Of course, in the new kitchen, racks are built, and you have no choice, so you accept the pleasanter condition without cavil.

In this connection I can’t forbear to mention the apartment garbage can which owns a hygienic lid which sits a foot above the floor and for every useless egg shell to be thrown away the worker must needs bend double to remove the lid, empty her plate, put on the lid and raise herself up. Time and energy lost. This could easily be on a little stool under a common kitchen table in which a round hole could be cut, or alongside the garbage creating table and the stuff slid into it, if it can be bought with a sliding lid. There is also a pail whose lid is lifted by a pedal worked by the foot.

HANGING WITHIN REACH

To be sure, this does not mean to hang up the kitchen table or the stove, but it does mean to keep things, that are used hundreds of times every day, within the reach of your hands without superfluous stooping and bending. It means, too, that cleaning utensils, such as brooms and dusters and rags, if hung in separate racks in or outside of a closet, will live longer in good condition than if hurled into a corner of a closet where they get smashed and have their one hundred per cent. utility diminished.

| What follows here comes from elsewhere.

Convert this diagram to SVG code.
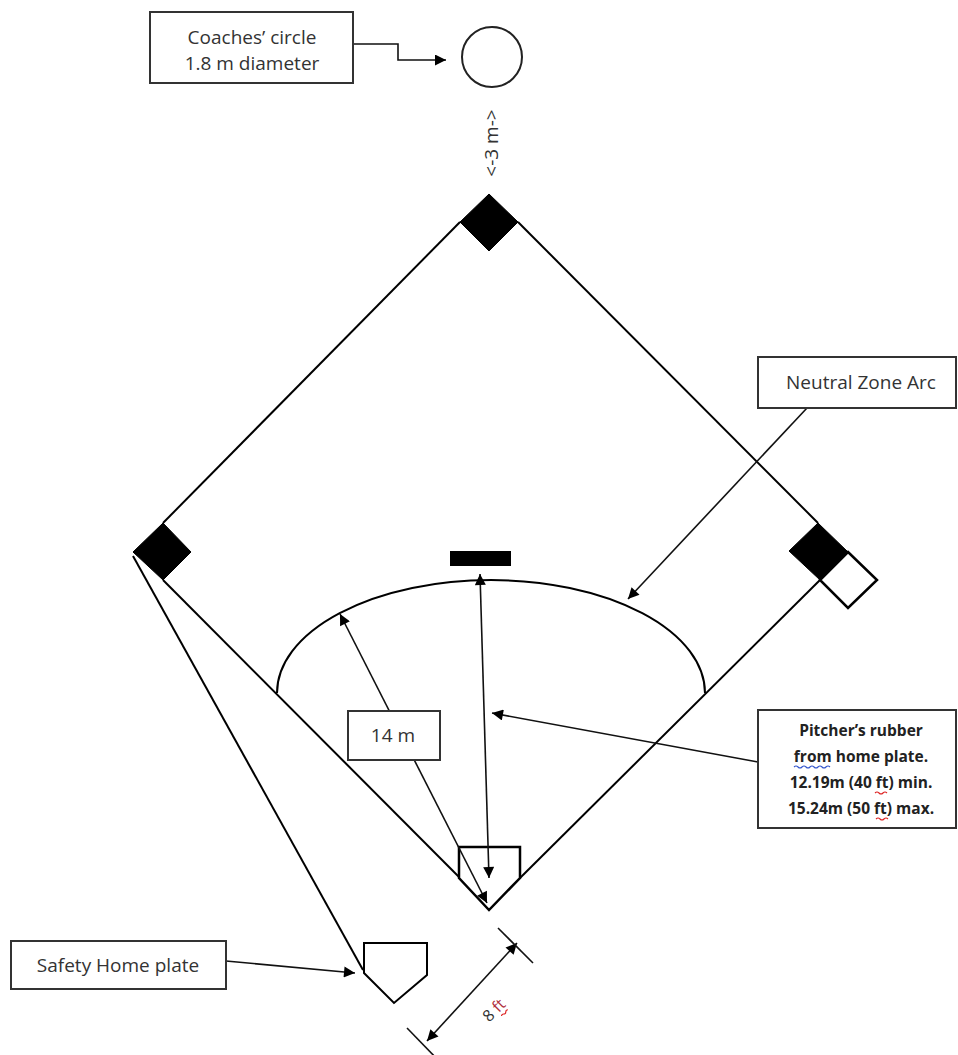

Where a culinary tool decreases in efficiency, the human element effort is necessarily increased, and unnecessary fatigue ensues--then: sloppy preparation of food and then, dyspepsia.

Now, don’t you see the inevitable result of slipshod kitchen arrangement?

If, for any reason, you like closets for pots and pans, have glass doors on them and have them no lower than thirty-two inches from the floor. This way you don’t have to stoop, the light penetrates, and an arrangement like this has only the opening and shutting of the door in its disfavor and the fitting in of the utensils each time and their possible denting. Even the finest utensils will dent with improper provocation. Open shelves are very convenient, too, if you do not care to hang things up.

If you have a niche for each tool, the work becomes almost play.